Lufthansa: Will man sich das wirklich antun?
Die jüngsten Turbulenzen rund um das Modell 737 Max treffen indirekt auch die Lufthansa: Die Traditionsairline hatte kurz vor Weihnachten bekanntgegeben, 40 Jets dieses Typs bei Boeing zu bestellen und sich Optionen auf weitere 60 Flugzeuge zu sichern, die in den kommenden Jahren ausgeliefert werden sollen. Wo genau sie eingesetzt werden, steht offenbar noch nicht fest – die Hauptmarke Lufthansa will man jedoch erst einmal außen vorlassen. Die 737 Max dürfte also zunächst bei Tochtergesellschaften wie Austrian, Swiss, Brussels oder Eurowings zum Einsatz kommen.
Strategische Kehrtwende: 737 von Lufthansa vor Jahren ausgemustert
Die neue Bestellung ist eine kleine Sensation und eine strategische Kehrtwende: Die Lufthansa hatte die 737 nach jahrzehntelangem Einsatz im Herbst 2016 aus ihrer Flotte ausgemustert. Seither setzte Deutschlands größte Fluggesellschaft auf der Kurz- und Mittelstrecke ausschließlich auf Airbus. Die nun beschlossene Diversifizierung soll offenbar strategische Risiken minimieren, die sich aus zu großer Abhängigkeit eines einzelnen Lieferanten auf lange Sicht ergeben könnten. Zudem sind die Kapazitäten bei Airbus bis 2030 ausgelastet, vorher sind die beliebten Mittelstreckenflugzeuge aus der A320-Baureihe gar nicht zu bekommen.
Dennoch geht auch der deutsch-französische Flugzeugbauer nicht unberücksichtigt bei der Shoppingtour der Lufthansa: Einerseits bestellt die Lufthansa 40 Maschinen des kleineren Typs A220, andererseits sichert sich die Airline Optionen für 40 weitere Jets aus der Reihe A320neo, die seit einigen Jahren sehr erfolgreich im Einsatz ist.
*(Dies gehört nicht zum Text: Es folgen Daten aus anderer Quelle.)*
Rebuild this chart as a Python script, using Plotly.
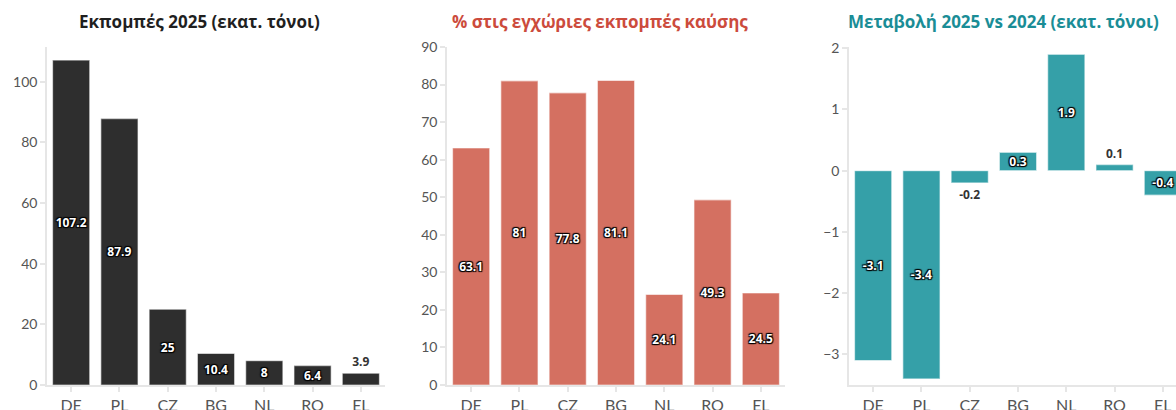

Flottenmodernisierung – mit Risiko von massivem Reputationsschaden?
In der Lufthansa-Konzernzentrale in Frankfurt am Main ist von der größten Flottenmodernisierung der Unternehmensgeschichte die Rede, die durch die neuen Bestellungen noch einmal beschleunigt und vorangetrieben wird. Insgesamt umfasst die Orderliste der Lufthansa nun 280 Flugzeuge sowie Kaufoptionen auf 120 weitere Jets.
Angesichts der erneuten Negativschlagzeilen rund um den Zwischenfall bei Alaska Airlines mit einer erst wenige Wochen alten 737 Max werden nun jedoch erste Stimmen laut, die der Lufthansa eine Stornierung ihrer Bestellung nahelegen. Denn sollte es bei einer der Lufthansa-Töchter zu vergleichbaren Zwischenfällen in der Luft kommen, hätte auch die als sehr sicher geltende deutsche Traditionsairline einen massiven Reputationsschaden.
Will sich Lufthansa wirklich Boeings Problemflieger ins Haus holen?
Es sind keine Einzelfälle, die Boeing und seine 737 Max belasten. Es sind schwerwiegende strukturelle Qualitätsprobleme. Kritiker sehen die Ursache dafür in den 1990er Jahren. Nach dem Zusammenschluss mit dem einstigen Konkurrenten McDonnell Douglas wurde Profitstreben über Ingenieurskunst gestellt, viele Vorgänge in der Entwicklung und Fertigung einzelner Bauteile wurden outgesourcet an Dienstleister rund um den Globus. Die vielfältigen Probleme, die das mit sich bringt, kumulieren in den katastrophalen Sicherheitsrisiken der 737 Max, die offenkundig viel zu schnell aus dem Boden gestampft wurde, um dem A320neo von Airbus irgendetwas entgegenzusetzen.
Dass dies jedoch auf Kosten der Qualität der Flugzeuge und der Sicherheit von Besatzungen und Passagieren ging, ist unverzeihlich. Mit der 737 Max könnte ausgerechnet die jüngste Version jenes Flugzeugs, das Boeing groß gemacht hat, den Untergang des Unternehmens einläuten. Die Lufthansa sollte sich gut überlegen, ob sie wirklich Teil dieses Niedergangs werden möchte.